Foucault and the Study of Religion Seminar
We invite papers for the Online session of the AAR in June on the theme of "Foucault And ..." Specifically, we are in focused engagements with Foucault and either specific religious traditions and subtraditions, or central themes in the study of religion. This may include, for example, "Foucault and Islam," "Foucault and the Reformation," "Foucault and Evengelicalism," "Foucault and the Politics of Religion," and so on. It may also include examples like "Foucault and Religious Experience," "Foucault and Functionalism in the Study of Religion," or other methodological themes. Proposals may be constructive, bringing Foucault to bear on given traditions, or challenging and expanding Foucault's resources by approaching his work from the perspective of given traditions. They may also be exegetical, engaging, for example, Foucault's very brief comments on events like the reformation, or his short engagements with Buddhism, and so on. Other proposals may bring Foucault and religion to bear on other themes, such as sexual politics.
This session is intended as a very tentative plenary or testing ground for the possibility of gathering materials for a reader in Foucault and Religious Studies. We seek short, clear, and focused papers that say something new about Foucault and raise productive questions.
The Foucault and the Study of Religion Seminar is dedicated to collaborative research in a public setting, gathering scholars of religion whose research engages theoretical and historical approaches to the work of Michel Foucault. Foucault's work has been transformative for scholarship in the humanities and social sciences over the last fifty years. We aim to continue Foucault’s tradition of public intellectual discourse in a way that illuminates the importance of the study of religion for understanding and critiquing his work on questions of gender, race, sexuality, and class. We hope to convene scholars of various religious practices and traditions to expand Foucault’s critical approach and enliven the contributions of this research for the public domain.

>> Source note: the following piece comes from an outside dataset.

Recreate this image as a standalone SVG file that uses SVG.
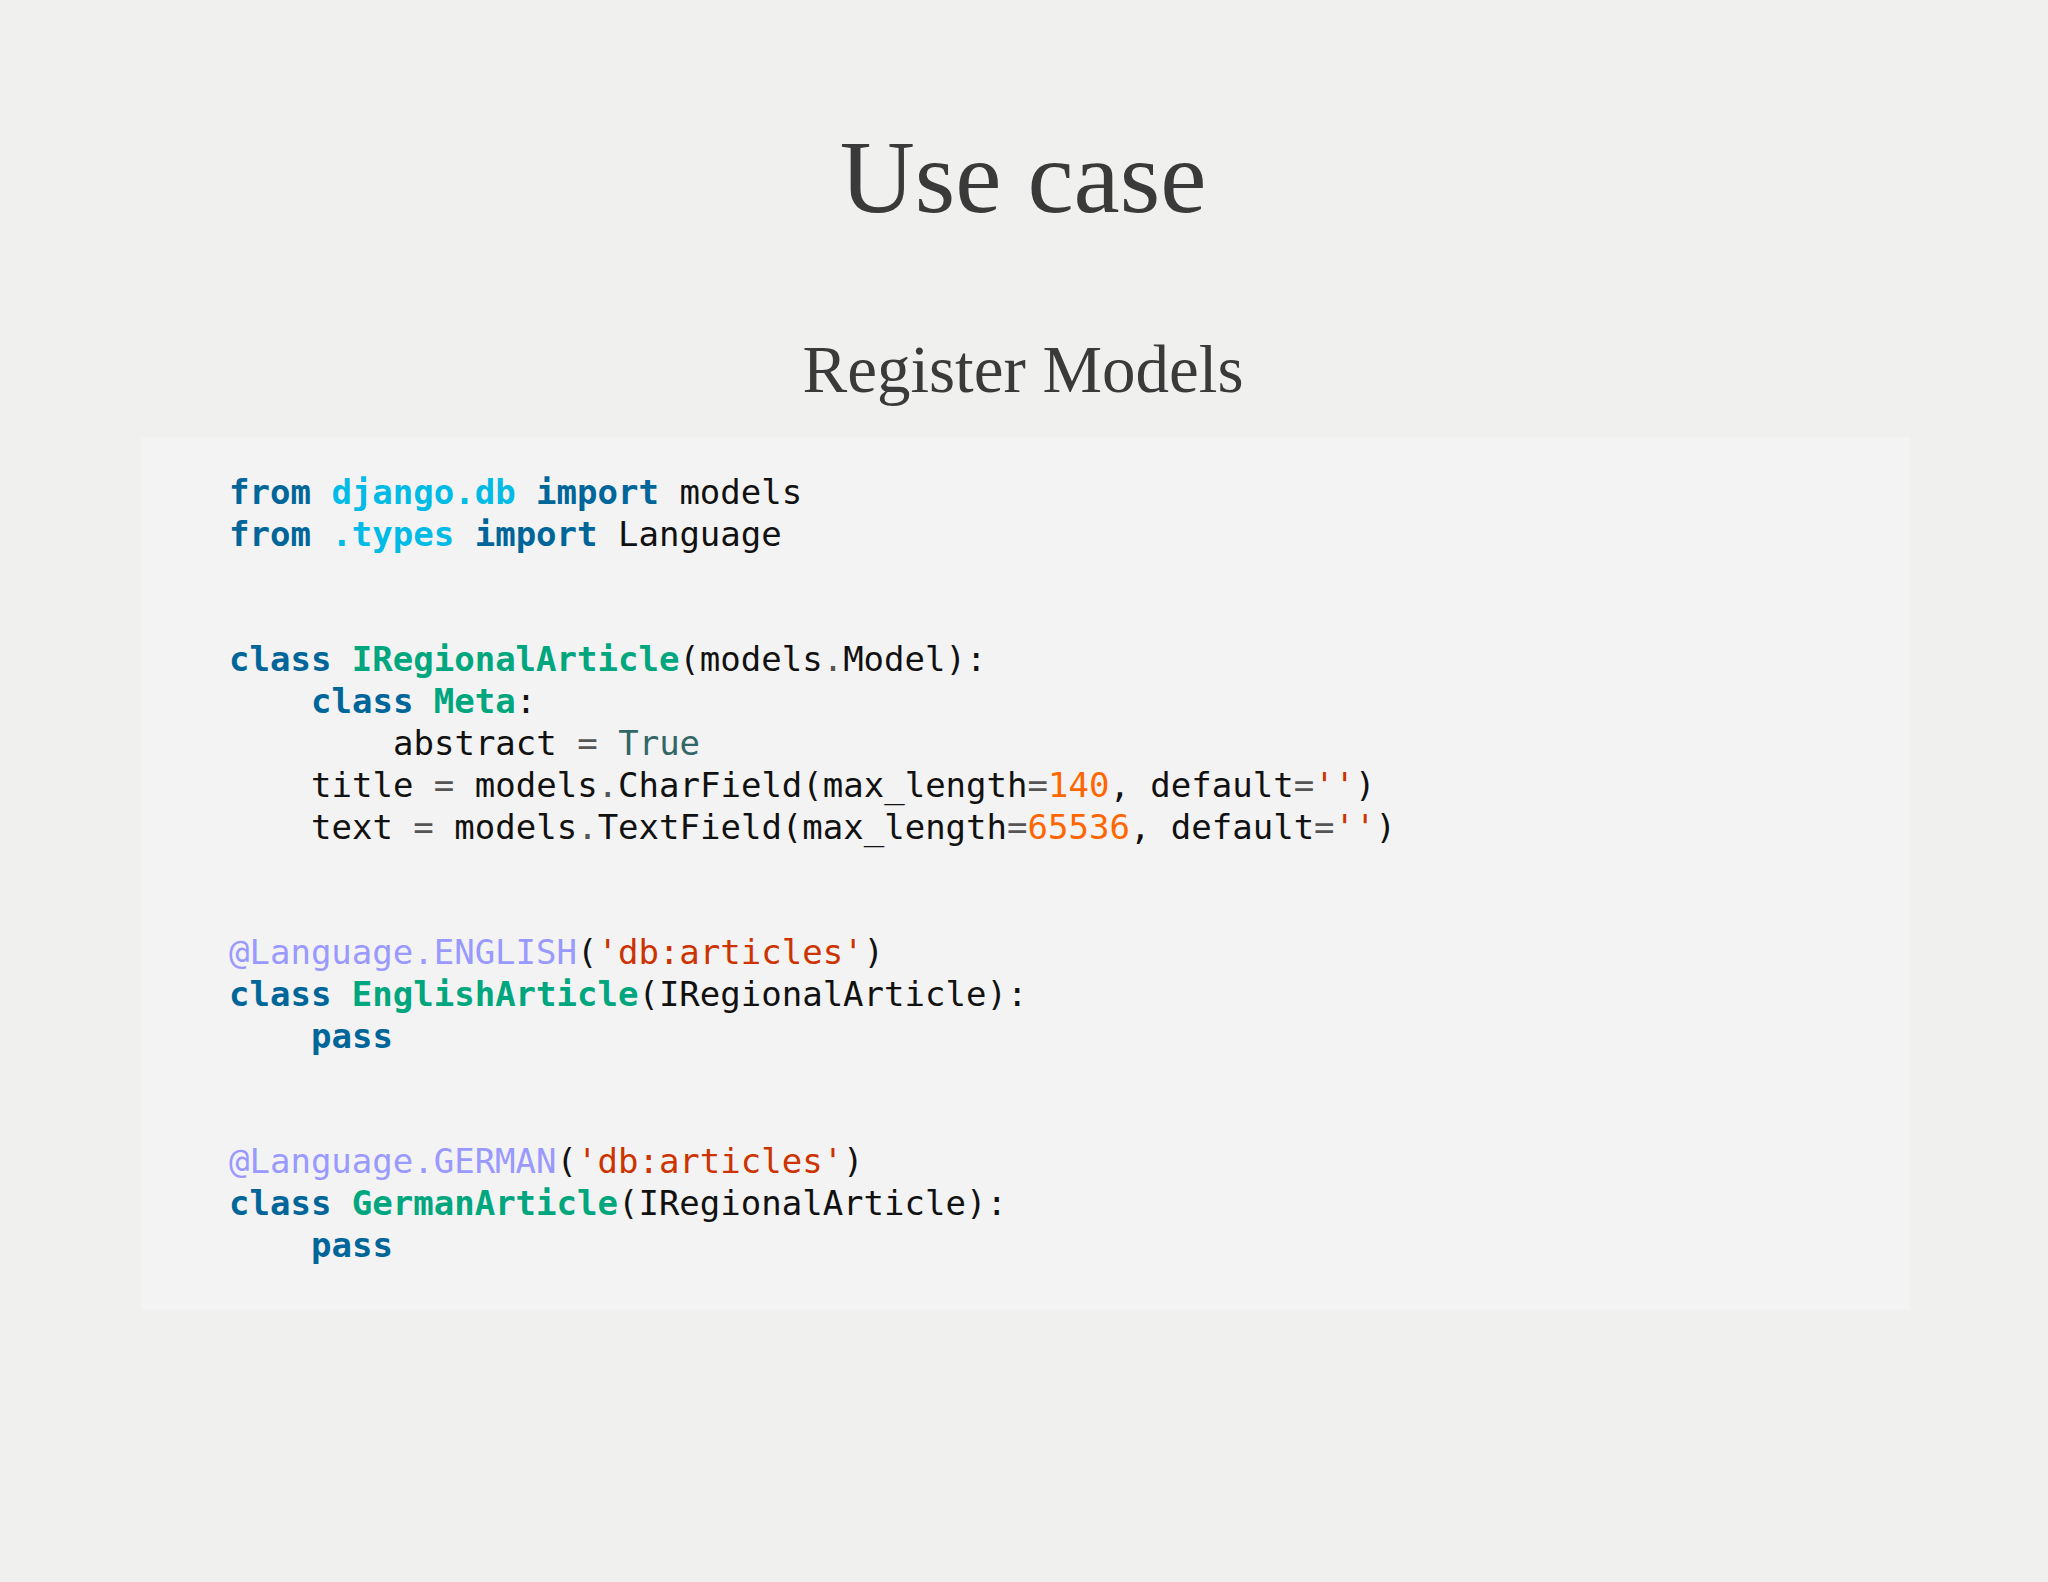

We understand this work to be ongoing, developing the complex questions that emerge from Foucault’s analytics of power, knowledge, and subjectivity central to many disciplines. The 2018 posthumous publication of his History of Sexuality volume on early Christian sexual ethics (Confessions of the Flesh) foregrounds the need for such critical and constructive engagement by scholars with expertise across religious traditions and methodologies. We hope to bring together scholars within the AAR and SBL—particularly those in philosophy of religion, queer theory, black studies, feminist theory, religion and literature, diasporic studies, affect studies, African American religion, religion and ecology, and the histories of differing religious traditions (ancient and early modern)—in order to pursue work that is historically and theoretically rigorous, reflecting Foucault’s own interdisciplinarity and the relevance his work has had across fields.